Leave out the pictures and print only the lines from the one with "Convert this chart to Chart.js code." through the one with "const dDrop = [[100, 41.4], [100, 0]];", exactly as they are.

::::::::

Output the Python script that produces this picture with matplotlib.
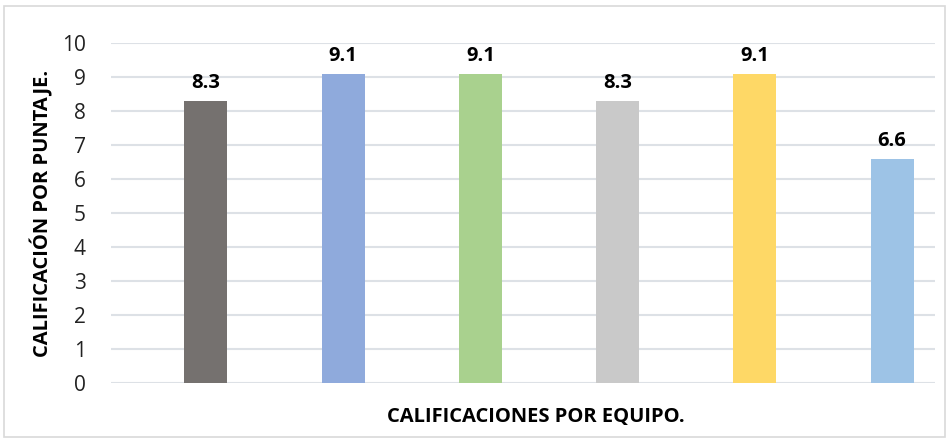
import numpy as np
import matplotlib.pyplot as plt
from matplotlib.patches import Rectangle

# data
equipos = ["Equipo 1", "Equipo 2", "Equipo 3", "Equipo 4", "Equipo 5", "Equipo 6"]
calificaciones = [8.3, 9.1, 9.1, 8.3, 9.1, 6.6]
colores = ["#75716F", "#8FAADC", "#A9D18E", "#C9C9C9", "#FED866", "#9DC3E6"]

plt.rcParams["font.family"] = ["Open Sans", "DejaVu Sans"]

fig = plt.figure(figsize=(9.49, 4.4), dpi=100)
ax = fig.add_axes([111 / 949, 57 / 440, 824 / 949, 340 / 440])

x = np.arange(len(equipos))
bars = ax.bar(x, calificaciones, width=0.313, color=colores, zorder=3)

for b, v in zip(bars, calificaciones):
    ax.text(b.get_x() + b.get_width() / 2, v + 0.22, f"{v:.1f}",
            ha="center", va="bottom", fontsize=14.5, fontweight="bold")

ax.set_xlim(-0.692, 5.313)
ax.set_ylim(0, 10)
ax.set_yticks(range(0, 11))
ax.set_xticks([])
ax.tick_params(axis="y", length=0, labelsize=15, pad=18, colors="#222222")
ax.grid(axis="y", color="#DDE1E6", linewidth=1.5, zorder=0)
for s in ax.spines.values():
    s.set_visible(False)

ax.set_ylabel("CALIFICACIÓN POR PUNTAJE.", fontsize=14.5, fontweight="bold", labelpad=6)
fig.text(536 / 949, 23 / 440, "CALIFICACIONES POR EQUIPO.", ha="center", va="center",
         fontsize=14.5, fontweight="bold")

# light border around the whole chart
fig.patches.append(Rectangle((4 / 949, 3 / 440), 941 / 949, 431 / 440,
                             transform=fig.transFigure, fill=False,
                             edgecolor="#D9D9D9", linewidth=1.2))

fig.savefig("out.png", dpi=100)
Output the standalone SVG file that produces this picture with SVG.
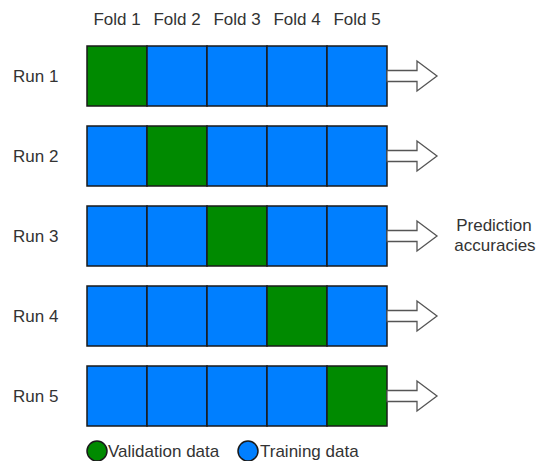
<svg xmlns="http://www.w3.org/2000/svg" width="537" height="461" viewBox="0 0 537 461">
<style>
text{font-family:"Liberation Sans",Arial,sans-serif;font-size:17px;fill:#333}
.v{fill:#008a00;stroke:#1a1a1a;stroke-width:1.5}
.t{fill:#007fff;stroke:#1a1a1a;stroke-width:1.5}
.arr{fill:#fff;stroke:#555;stroke-width:1.3}
</style>
<defs>
<path id="a" class="arr" d="M0,-5.5 H30 V-15 L50,0 L30,15 V5.5 H0 Z"/>
</defs>
<g id="headers" text-anchor="middle">
<text x="117" y="25">Fold 1</text>
<text x="177" y="25">Fold 2</text>
<text x="237" y="25">Fold 3</text>
<text x="297" y="25">Fold 4</text>
<text x="357" y="25">Fold 5</text>
</g>
<g id="run1">
<text x="13" y="82">Run 1</text>
<rect class="v" x="87" y="46" width="60" height="60"/>
<rect class="t" x="147" y="46" width="60" height="60"/>
<rect class="t" x="207" y="46" width="60" height="60"/>
<rect class="t" x="267" y="46" width="60" height="60"/>
<rect class="t" x="327" y="46" width="60" height="60"/>
</g>
<g id="run2">
<text x="13" y="162">Run 2</text>
<rect class="t" x="87" y="126" width="60" height="60"/>
<rect class="v" x="147" y="126" width="60" height="60"/>
<rect class="t" x="207" y="126" width="60" height="60"/>
<rect class="t" x="267" y="126" width="60" height="60"/>
<rect class="t" x="327" y="126" width="60" height="60"/>
</g>
<g id="run3">
<text x="13" y="242">Run 3</text>
<rect class="t" x="87" y="206" width="60" height="60"/>
<rect class="t" x="147" y="206" width="60" height="60"/>
<rect class="v" x="207" y="206" width="60" height="60"/>
<rect class="t" x="267" y="206" width="60" height="60"/>
<rect class="t" x="327" y="206" width="60" height="60"/>
</g>
<g id="run4">
<text x="13" y="322">Run 4</text>
<rect class="t" x="87" y="286" width="60" height="60"/>
<rect class="t" x="147" y="286" width="60" height="60"/>
<rect class="t" x="207" y="286" width="60" height="60"/>
<rect class="v" x="267" y="286" width="60" height="60"/>
<rect class="t" x="327" y="286" width="60" height="60"/>
</g>
<g id="run5">
<text x="13" y="402">Run 5</text>
<rect class="t" x="87" y="366" width="60" height="60"/>
<rect class="t" x="147" y="366" width="60" height="60"/>
<rect class="t" x="207" y="366" width="60" height="60"/>
<rect class="t" x="267" y="366" width="60" height="60"/>
<rect class="v" x="327" y="366" width="60" height="60"/>
</g>
<g id="connectors">
<use href="#a" x="387" y="76"/>
<use href="#a" x="387" y="156"/>
<use href="#a" x="387" y="236"/>
<use href="#a" x="387" y="316"/>
<use href="#a" x="387" y="396"/>
</g>
<g id="result" text-anchor="middle">
<text x="494" y="231">Prediction</text>
<text x="495" y="251">accuracies</text>
</g>
<g id="legend">
<circle class="v" cx="97" cy="451" r="10"/>
<text x="108" y="457">Validation data</text>
<circle class="t" cx="248" cy="451" r="10"/>
<text x="260" y="457">Training data</text>
</g>
</svg>
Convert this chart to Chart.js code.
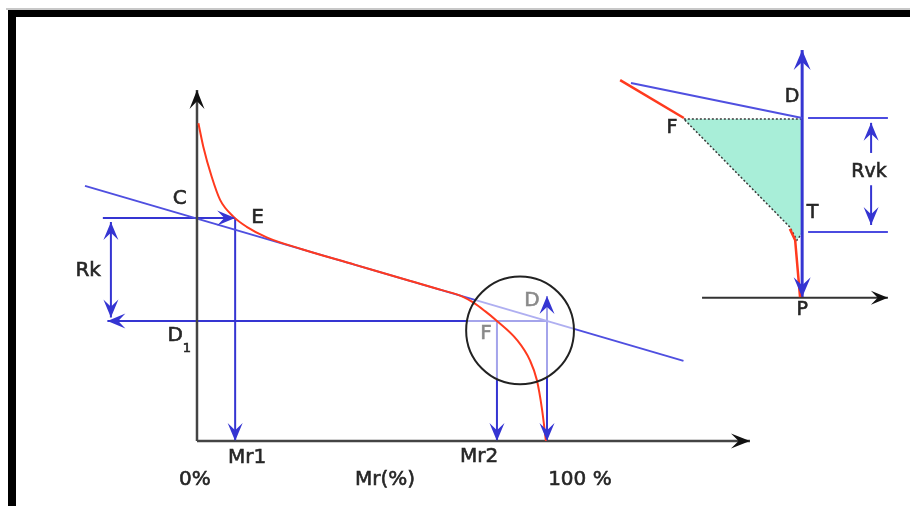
<!DOCTYPE html>
<html>
<head>
<meta charset="utf-8">
<script src="https://cdn.jsdelivr.net/npm/chart.js@4.4.1/dist/chart.umd.min.js"></script>
<style>
  html, body { margin: 0; padding: 0; background: #fff; }
  canvas { display: block; }
</style>
</head>
<body>
<canvas id="chart" width="910" height="506"></canvas>
<script>
// units: x = material ratio Mr (%), y = profile height (same screen step as 1 %)
const abbottCurve = [[0.4, 90.8], [1.8, 84.1], [4.2, 75.5], [6.6, 68.9], [10.4, 64.1], [14.2, 61.2], [19.9, 58.2],
  [30, 54.8], [45, 50.4], [60, 46.0], [70, 43.1], [76, 41.2], [78.9, 39.6], [82.3, 37.1],
  [85.7, 34.3], [91.4, 28.9], [95.1, 23.1], [97.1, 17.4], [98.6, 8.9], [99.7, 0]];
const tangentLine = [[-32, 72.9], [139, 22.9]];
const heightAxis = [[0, 0], [0, 100.3]];
const ratioAxis = [[0, 0], [158, 0]];
const cLevel = [[-26.9, 63.7], [10.9, 63.7]];
const mr1Drop = [[10.9, 63.7], [10.9, 0]];
const rkSpan = [[-24.6, 62.6], [-24.6, 35.3]];
const d1Level = [[100, 34.3], [-25.6, 34.3]];
const mr2Drop = [[85.7, 34.3], [85.7, 0]];
const dDrop = [[100, 41.4], [100, 0]];

// inset (Rvk detail)
const insetRedTop = [[120.9, 103.1], [139.1, 92.3]];
const insetRedLow = [[169.4, 60.6], [170.9, 57.4], [172.3, 41.1]];
const insetTangent = [[124, 102.3], [172.9, 92.3]];
const insetArea = [[139.1, 92], [172.9, 92], [172.9, 59.4], [171.4, 57.4], [169.4, 61.1], [139.1, 92]];
const insetAxisV = [[172.9, 41.1], [172.9, 111.7]];
const insetAxisH = [[144.3, 40.9], [197.4, 40.9]];
const dLevel = [[174.6, 92.3], [197.4, 92.3]];
const tLevel = [[174.6, 59.7], [197.4, 59.7]];
const rvkUp = [[192.6, 82.3], [192.6, 90.9]];
const rvkDown = [[192.6, 73.1], [192.6, 61.7]];

const circleCentre = [92.3, 31.6];
const circleRadius = 15.4;

const labelText = ['C', 'E', 'Rk', 'D', '1', 'D', 'F', 'Mr1', 'Mr2', '0%', 'Mr(%)', '100 %', 'D', 'F', 'T', 'P', 'Rvk'];
const labelAt = [[-4.9, 69.1], [17.3, 63.7], [-31.1, 48.6], [-6.2, 30.0], [-2.9, 26.4], [95.7, 40.0], [82.6, 30.6],
  [14.3, -4.9], [80.6, -4.6], [-0.6, -11.1], [53.7, -11.1], [109.4, -11.1],
  [170.0, 98.3], [135.7, 89.4], [175.9, 65.1], [172.9, 37.4], [192.0, 76.9]];

const BLUE = '#3535d2';
const RED = '#ff3a1e';
const INK = '#262626';

function line(points, color, width, extra) {
  return Object.assign({
    data: points.map(([x, y]) => ({ x, y })),
    borderColor: color, borderWidth: width, showLine: true,
    pointRadius: 0, fill: false, tension: 0
  }, extra);
}

function arrowHead(ctx, tip, from, color, len, half) {
  const ang = Math.atan2(tip.y - from.y, tip.x - from.x);
  ctx.save();
  ctx.translate(tip.x, tip.y);
  ctx.rotate(ang);
  ctx.beginPath();
  ctx.moveTo(0, 0);
  ctx.lineTo(-len, -half);
  ctx.lineTo(-len * 0.6, 0);
  ctx.lineTo(-len, half);
  ctx.closePath();
  ctx.fillStyle = color;
  ctx.fill();
  ctx.restore();
}

const diagramPlugin = {
  id: 'diagram',
  beforeDatasetDraw(chart, args) {
    // fade everything under the lens before the red curve goes on top
    if (chart.data.datasets[args.index].id !== 'abbott') return;
    const { ctx, scales: { x, y } } = chart;
    const cx = x.getPixelForValue(circleCentre[0]);
    const cy = y.getPixelForValue(circleCentre[1]);
    const r = x.getPixelForValue(circleCentre[0] + circleRadius) - cx;
    ctx.save();
    ctx.beginPath();
    ctx.arc(cx, cy, r, 0, Math.PI * 2);
    ctx.fillStyle = 'rgba(255,255,255,0.55)';
    ctx.fill();
    ctx.restore();
  },
  afterDatasetsDraw(chart) {
    const { ctx, scales: { x, y } } = chart;
    chart.data.datasets.forEach((ds, i) => {
      if (!ds.arrows) return;
      const pts = chart.getDatasetMeta(i).data;
      const n = pts.length;
      const col = ds.arrowColor || ds.borderColor;
      const len = ds.arrowLen || 18;
      const half = ds.arrowHalf || 7.5;
      if (ds.arrows === 'end' || ds.arrows === 'both') arrowHead(ctx, pts[n - 1], pts[n - 2], col, len, half);
      if (ds.arrows === 'start' || ds.arrows === 'both') arrowHead(ctx, pts[0], pts[1], col, len, half);
    });

    // lens
    const cx = x.getPixelForValue(circleCentre[0]);
    const cy = y.getPixelForValue(circleCentre[1]);
    const r = x.getPixelForValue(circleCentre[0] + circleRadius) - cx;
    ctx.save();
    ctx.beginPath();
    ctx.arc(cx, cy, r, 0, Math.PI * 2);
    ctx.strokeStyle = '#222';
    ctx.lineWidth = 2;
    ctx.stroke();

    // labels
    ctx.textAlign = 'center';
    ctx.textBaseline = 'middle';
    ctx.lineWidth = 0.6;
    labelText.forEach((t, i) => {
      const px = x.getPixelForValue(labelAt[i][0]);
      const py = y.getPixelForValue(labelAt[i][1]);
      let size = i >= 12 ? 19 : 20;
      let color = INK;
      if (i === 4) size = 13;
      if (i === 5 || i === 6) color = '#8a8a8a';
      ctx.font = size + 'px "DejaVu Sans", Verdana, sans-serif';
      ctx.fillStyle = color;
      ctx.strokeStyle = color;
      ctx.fillText(t, px, py);
      ctx.strokeText(t, px, py);
    });
    ctx.restore();
  },
  afterDraw(chart) {
    const ctx = chart.ctx;
    ctx.save();
    ctx.fillStyle = '#c8c8c8';
    ctx.fillRect(6, 8, 904, 2);
    ctx.fillStyle = '#000';
    ctx.fillRect(8, 10, 902, 7);
    ctx.fillRect(8, 10, 8, 496);
    ctx.restore();
  }
};

new Chart(document.getElementById('chart'), {
  type: 'scatter',
  data: {
    datasets: [
      line(abbottCurve, RED, 2, { id: 'abbott', cubicInterpolationMode: 'monotone' }),
      line(insetRedTop, RED, 2.5),
      line(insetRedLow, RED, 2.5),
      line(ratioAxis, '#444', 2.5, { arrows: 'end', arrowColor: '#111', arrowLen: 19, arrowHalf: 7.5 }),
      line(heightAxis, '#444', 2.5, { arrows: 'end', arrowColor: '#111', arrowLen: 19, arrowHalf: 7.5 }),
      line(insetAxisH, '#333', 2, { arrows: 'end', arrowColor: '#111', arrowLen: 17, arrowHalf: 7 }),
      line(tangentLine, '#4f4fe0', 2),
      line(cLevel, BLUE, 2, { arrows: 'end' }),
      line(mr1Drop, BLUE, 2, { arrows: 'end' }),
      line(rkSpan, BLUE, 2, { arrows: 'both' }),
      line(d1Level, BLUE, 2, { arrows: 'end' }),
      line(mr2Drop, BLUE, 2, { arrows: 'end' }),
      line(dDrop, BLUE, 2, { arrows: 'both' }),
      line(insetTangent, '#4f4fe0', 2),
      line(insetAxisV, BLUE, 3, { arrows: 'both', arrowLen: 20, arrowHalf: 8.5 }),
      line(dLevel, '#4b4be0', 2),
      line(tLevel, '#4b4be0', 2),
      line(rvkUp, BLUE, 2, { arrows: 'end' }),
      line(rvkDown, BLUE, 2, { arrows: 'end' }),
      line(insetArea, '#3a3a3a', 1.5, { fill: 'shape', backgroundColor: '#a8eed8', borderDash: [2, 2] })
    ]
  },
  options: {
    responsive: false,
    devicePixelRatio: 1,
    animation: false,
    layout: { padding: 0 },
    plugins: { legend: { display: false }, tooltip: { enabled: false } },
    scales: {
      x: { type: 'linear', display: false, min: -56.2857, max: 203.7143 },
      y: { type: 'linear', display: false, min: -18.5714, max: 126 }
    }
  },
  plugins: [diagramPlugin]
});
</script>
</body>
</html>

::::::::

EXPECTED ANSWER =>
Convert this chart to Chart.js code.
<!DOCTYPE html>
<html>
<head>
<meta charset="utf-8">
<script src="https://cdn.jsdelivr.net/npm/chart.js@4.4.1/dist/chart.umd.min.js"></script>
<style>
  html, body { margin: 0; padding: 0; background: #fff; }
  canvas { display: block; }
</style>
</head>
<body>
<canvas id="chart" width="910" height="506"></canvas>
<script>
// units: x = material ratio Mr (%), y = profile height (same screen step as 1 %)
const abbottCurve = [[0.4, 90.8], [1.8, 84.1], [4.2, 75.5], [6.6, 68.9], [10.4, 64.1], [14.2, 61.2], [19.9, 58.2],
  [30, 54.8], [45, 50.4], [60, 46.0], [70, 43.1], [76, 41.2], [78.9, 39.6], [82.3, 37.1],
  [85.7, 34.3], [91.4, 28.9], [95.1, 23.1], [97.1, 17.4], [98.6, 8.9], [99.7, 0]];
const tangentLine = [[-32, 72.9], [139, 22.9]];
const heightAxis = [[0, 0], [0, 100.3]];
const ratioAxis = [[0, 0], [158, 0]];
const cLevel = [[-26.9, 63.7], [10.9, 63.7]];
const mr1Drop = [[10.9, 63.7], [10.9, 0]];
const rkSpan = [[-24.6, 62.6], [-24.6, 35.3]];
const d1Level = [[100, 34.3], [-25.6, 34.3]];
const mr2Drop = [[85.7, 34.3], [85.7, 0]];
const dDrop = [[100, 41.4], [100, 0]];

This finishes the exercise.